Drogheda and Wexford could not be excused by pointing out that the priests of the Jews of old had held it grateful to the Lord to kill without mercy the miserable women and children of the tribes whom the Israelites drove from the land. Such a position was in accord with the mediæval side of Cromwell’s character, but was utterly out of touch with his thoroughly modern belief in justice and freedom for all men. Queer contradictions appear in the above-mentioned “Declaration,” written, as he phrased it, “For the undeceiving of deluded and seduced people.” He showed that he was a leader in the modern movement for social, political, and religious liberty, when he wrote: “Arbitrary power men begin to grow weary of, in Kings and Churchmen; their juggle between them mutually to uphold civil and ecclesiastical tyranny begins to be transparent. Some have cast off both; and hope by the Grace of God to keep so. Others are at it.” But when he came to reconcile his own declarations for religious liberty with his previous refusal to permit the celebration of the mass, he was forced into a purely technical justification of his position.

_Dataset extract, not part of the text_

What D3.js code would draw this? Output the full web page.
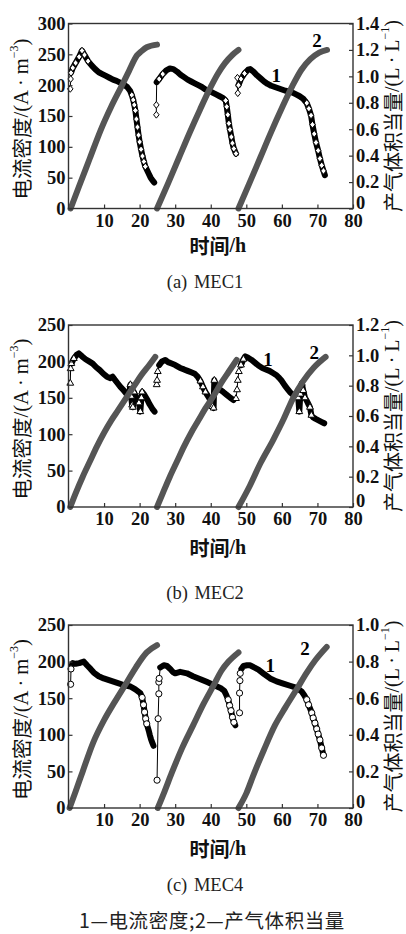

He announced that he would punish, with all the severity of the law, priests “seducing the people, or, by any overt act, violating the laws established,” but added: “As for the people what thoughts they have in matters of religion in their own breasts, I cannot reach; but shall think it my duty, if they walk honestly and peaceably, not to cause them in the least to suffer for the same.” In other words, Catholics could believe what they wished, but were not allowed to profess their beliefs in the form that they desired, or to have their teachers among them. To our American eyes such a position is so wholly untenable, so shocking to the moral sense, that it requires an effort to remember that it was in advance of the position taken in the next century by the English toward the Irish through their Penal Laws, and of the position taken in France toward the Protestants during the latter part of the reign of Louis XIV. and all the reign of Louis XV., while of course it was infinitely beyond the theory upon which the temporal and spiritual authorities of Spain acted.